The issue of social contagion of mental illness has gotten a lot of attention lately. Is it true? Does mental illness spread through populations (particularly youth) like a virus? As with many things, the reality is probably a bit more complicated than the narrative would allow. But what about the evidence? Did a recent study find that mental illness spreads via social contagion in populations of kids?
Published in JAMA Psychiatry, a new study found that adolescents with exposure to classmates with mental health diagnoses experienced a 5% elevated risk of developing a mental health problem themselves. The authors concluded this suggests a peer network transmission of mental illness. This was a big study of over 700,000 youth…which paradoxically is part of the problem with the study.
Big samples are mostly good, don’t get me wrong. But they cause an odd kind of problem. In essence (and yes a bit of statistical inside baseball), social science and medical stats try to ascertain whether a correlation or other effect is “statistically significant”. This means that the stats are trying to determine if any observed result could be due to sampling error (different groups differed by random chance). If you’ve ever taken a college stats class you may remember talk of p-values and that’s what those are…an estimation of random differences due to sampling error. In a sample of 700,000 people, it’s assumed that the sampling error is probably pretty minimal, thus it becomes much easier to identify smaller and smaller effects as “statistically significant” as they are less likely to be due to sampling error.
The problem is that error doesn’t only come from sampling error, but noise can be introduced into a study via multiple other routes, none of which influence the p-value. The way questions are phrased can change people’s answers, participants may guess the hypotheses and change their responses, and behaviors and responses naturally gravitate toward each other a little bit. Researchers themselves often inject various biases into studies.
As a consequence, it’s long been known that to observe a correlation of exactly .00 is actually rather rare. You tend to get a pretty big hum of nonsense correlations between .00 and .10, then trailing off becoming less common once you get to .20. But in big samples, even correlations very near .00 can become “statistically significant” even if there is a high probability that they are noise, not true effects.
Unfortunately, most social scientists and medical scholars somehow don’t know this or don’t care. There are probably lots of reasons for that. Most haven’t thought about effect sizes much, it’s not really to their advantage to question “statistically significant” findings (got to publish, publish, publish!), and people naturally want to think that their studies are important even when, most often, they are not.

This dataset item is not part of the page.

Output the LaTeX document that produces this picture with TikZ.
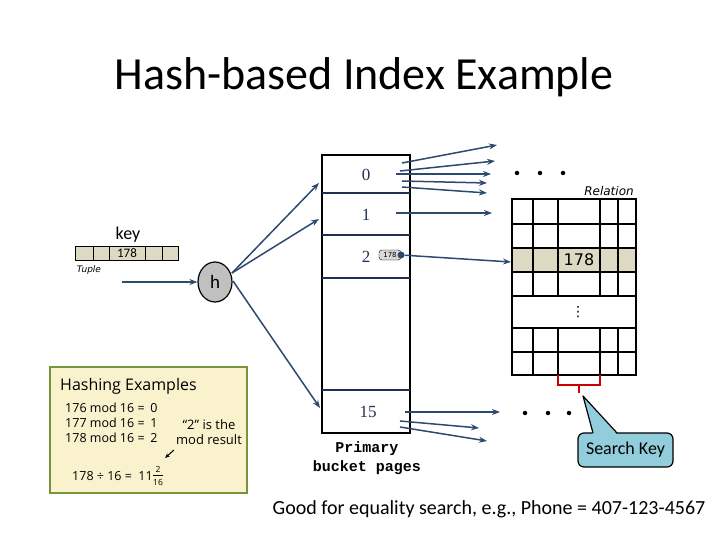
\documentclass[tikz,border=0pt]{standalone}
\usepackage{fontspec}
\setmainfont{Carlito}
\newfontfamily\serifnum{Liberation Serif}
\newfontfamily\monof{Liberation Mono}
\newfontfamily\verd{DejaVu Sans}
\newfontfamily\hashf{Open Sans}
\usetikzlibrary{arrows.meta,shapes.geometric}
\definecolor{arrowblue}{RGB}{44,74,112}
\definecolor{navy}{RGB}{31,48,80}
\definecolor{beige}{RGB}{221,217,195}
\definecolor{hgray}{RGB}{192,192,192}
\definecolor{hashfill}{RGB}{250,241,205}
\definecolor{hashborder}{RGB}{119,147,60}
\definecolor{callblue}{RGB}{146,205,220}
\definecolor{bracered}{RGB}{204,0,0}
\tikzset{
  arr/.style={draw=arrowblue, line width=1.5pt, -{Stealth[length=8pt,width=6pt]}},
  tbl/.style={draw=black, line width=1.5pt},
  bnum/.style={font=\serifnum\fontsize{17}{20}\selectfont, text=navy, inner sep=0pt},
  hline/.style={font=\hashf\fontsize{12.5}{15}\selectfont, inner sep=0pt},
  dotmark/.style={fill=black, circle, inner sep=0pt, minimum size=4.5pt}
}
\begin{document}
\begin{tikzpicture}[x=1pt,y=-1pt]
\useasboundingbox (0,0) rectangle (720,540);

% title
\node[font=\fontsize{46}{54}\selectfont, inner sep=0pt] (title) at (364,77) {Hash-based Index Example};

% bucket column
\draw[tbl] (322,155) rectangle (410,433);
\foreach \yy in {193,235,278,390} \draw[draw=navy, line width=1.5pt] (322,\yy) -- (410,\yy);
\node[bnum] (b0) at (366,175) {0};
\node[bnum] (b1) at (366,215) {1};
\node[bnum] (b2) at (366,257) {2};
\node[bnum] (b15) at (368,412) {15};
\node[font=\monof\bfseries\fontsize{15}{19}\selectfont, align=center, inner sep=0pt] (prim) at (367,458) {Primary\\bucket pages};

% tag 178
\node[draw=black, fill=hgray!60, rounded corners=3pt, inner sep=1pt, minimum width=22pt, minimum height=10pt, font=\verd\fontsize{7}{8}\selectfont] (tag) at (390,255) {178};
\node[circle, fill=arrowblue, inner sep=0pt, minimum size=7pt] (tagdot) at (401,255) {};

% arrows out of bucket 0,1,15
\coordinate (s1) at (402,163); \coordinate (e1) at (497,145);
\coordinate (s2) at (400,171); \coordinate (e2) at (495,161);
\coordinate (s3) at (396,174); \coordinate (e3) at (491,174);
\coordinate (s4) at (402,181); \coordinate (e4) at (487,183);
\coordinate (s5) at (402,187); \coordinate (e5) at (487,193);
\coordinate (s6) at (396,213); \coordinate (e6) at (492,213);
\coordinate (s7) at (405,412); \coordinate (e7) at (500,412);
\coordinate (s8) at (400,421); \coordinate (e8) at (479,428);
\coordinate (s9) at (400,427); \coordinate (e9) at (487,441);
\foreach \i in {1,...,9} \draw[arr] (s\i) -- (e\i);

% dots
\node[dotmark] (d1) at (517,173) {};
\node[dotmark] (d2) at (540,173) {};
\node[dotmark] (d3) at (563,173) {};
\node[dotmark] (d4) at (525,413) {};
\node[dotmark] (d5) at (548,413) {};
\node[dotmark] (d6) at (569,413) {};

% relation table
\node[font=\verd\itshape\fontsize{12}{14}\selectfont, inner sep=0pt] (rel) at (609,191) {Relation};
\fill[beige] (512,248) rectangle (636,272);
\draw[tbl] (512,199) rectangle (636,375);
\foreach \yy in {224,248,272,296,328,352} \draw[tbl] (512,\yy) -- (636,\yy);
\foreach \xx in {533,558,600,618} {
  \draw[tbl] (\xx,199) -- (\xx,296);
  \draw[tbl] (\xx,328) -- (\xx,375);
}
\node[font=\verd\fontsize{16}{18}\selectfont, inner sep=0pt] (r178) at (579,260) {178};
\node[font=\verd\fontsize{14}{16}\selectfont, inner sep=0pt] (vd) at (578,312) {⋮};
\coordinate (relrow) at (511,262);
\draw[arr] (tagdot) -- (relrow);

% red brace
\draw[draw=bracered, line width=2pt] (558,375) -- (558,385) -- (600,385) -- (600,375);
\draw[draw=bracered, line width=2pt] (579,385) -- (579,393);

% callout
\node[draw=black, line width=1.2pt, fill=callblue, rounded corners=6pt,
      minimum width=95pt, minimum height=34pt, font=\fontsize{18}{21}\selectfont] (sk) at (625.5,450) {Search Key};
\coordinate (tip) at (583,396);
\coordinate (pb1) at (593,433);
\coordinate (pb2) at (617,433);
\fill[callblue] ([yshift=-1.5pt]pb1) -- (tip) -- ([yshift=-1.5pt]pb2) -- cycle;
\draw[line width=1.2pt, line join=round] (pb1) -- (tip) -- (pb2);

% key tuple
\node[font=\fontsize{18}{20}\selectfont, inner sep=0pt] (key) at (128,235) {key};
\foreach \a/\b in {75/93,93/109,109/145,145/162,162/178}
  \draw[draw=black, line width=1pt, fill=beige] (\a,246) rectangle (\b,260);
\node[font=\fontsize{13}{14}\selectfont, inner sep=0pt] (t178) at (127,253) {178};
\node[font=\verd\itshape\fontsize{9}{11}\selectfont, inner sep=0pt] (tuple) at (89,270) {Tuple};

% h
\node[ellipse, draw=black, line width=1.2pt, fill=hgray, minimum width=34pt, minimum height=40pt, inner sep=0pt, font=\fontsize{19}{20}\selectfont] (h) at (215,282) {h};
\coordinate (tin) at (122,282);
\draw[arr] (tin) -- (h.west);
\coordinate (hs) at (232,273);
\coordinate (hs2) at (233,281);
\coordinate (in0) at (319,183);
\coordinate (in1) at (319,219);
\coordinate (in15) at (320,408);
\draw[arr] (hs) -- (in0);
\draw[arr] (hs) -- (in1);
\draw[arr] (hs2) -- (in15);

% hashing examples box
\draw[draw=hashborder, line width=1.5pt, fill=hashfill] (50,367) rectangle (247,493);
\node[font=\hashf\fontsize{16}{19}\selectfont, anchor=west, inner sep=0pt] (hx) at (60,386) {Hashing Examples};
\node[hline, anchor=west] (l1) at (65,408) {176 mod 16 =};
\node[hline] (v1) at (154,408) {0};
\node[hline, anchor=west] (l2) at (65,423) {177 mod 16 =};
\node[hline] (v2) at (154,423) {1};
\node[hline, anchor=west] (l3) at (65,438) {178 mod 16 =};
\node[hline] (v3) at (154,438) {2};
\node[font=\hashf\fontsize{13}{15}\selectfont, inner sep=0pt, align=center] (note) at (209,432) {“2” is the\\mod result};
\coordinate (na) at (174,450);
\coordinate (nb) at (165,458);
\draw[draw=black, line width=1pt, -{Stealth[length=5pt,width=4pt]}] (na) -- (nb);
\node[font=\hashf\fontsize{12.5}{16}\selectfont, inner sep=0pt, anchor=west] (div) at (72,476) {178 ÷ 16 =\ \ 11};
\node[font=\hashf\fontsize{8.5}{9}\selectfont, inner sep=0pt] (fn) at (158,469) {2};
\node[font=\hashf\fontsize{8.5}{9}\selectfont, inner sep=0pt] (fd) at (158,482) {16};
\draw[line width=0.6pt] (153,475.5) -- (163,475.5);

% bottom text
\node[font=\fontsize{20}{24}\selectfont, inner sep=0pt] (good) at (489,509) {Good for equality search, e.g., Phone = 407-123-4567};
\end{tikzpicture}
\end{document}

So that 5%? As effect sizes go, that’s pretty clearly noise in my opinion. It’s an effect called an odds ratio which can be converted to a raw correlation of .013. Basically, about as close to zero as you can get without being zero. There’s a high probability that an effect that small is simply statistical noise not a true relationship in the real world. Or put simply, this paper does not provide evidence for the social transmission of mental illness in youth.
Scholars need to get better at this. There are lots and lots of studies with likely noise results that are falsely being peddled as meaningful. This means, in effect, social and medical science is producing a lot of misinformation. This should be a major scandal, yet we keep doing it.
As for “social contagion” my best guess is that this term has caused a lot of confusion. I see little evidence human behavior is analogous to a virus. That’s not to say that the increase in mental health among all age groups (it’s not just teens, we need to stop thinking of it that way) doesn’t involve social factors. But they’re probably more complicated than “monkey see, monkey do.”
Either way, even if we ignore that this tiny effect is most likely noise, even taken at face value it’s merely a correlation, not evidence of “contagion”. Likely, classmates are experiencing a number of social circumstances that are similar…same neighborhoods, similar levels of poverty, similar families, same teachers, same bullies, etc. They likely have the same cluster of teachers, administrators, psychiatrists and school psychologists involved in their diagnosis, all sharing the same biases. The data as it is provides no reason to prioritize “contagion” above other explanations. Even if, again, we ignore that such weak results are likely a false positive in the first place.
I hate to use the word reckoning as it is overused, but social science research really is in need of one. This paper is yet another example, among countless others, of how we use weak data with weak results to make overblown claims that mislead the public. This is absolutely routine in our field. And the public, who often pay for this only to be misled by it, deserve better.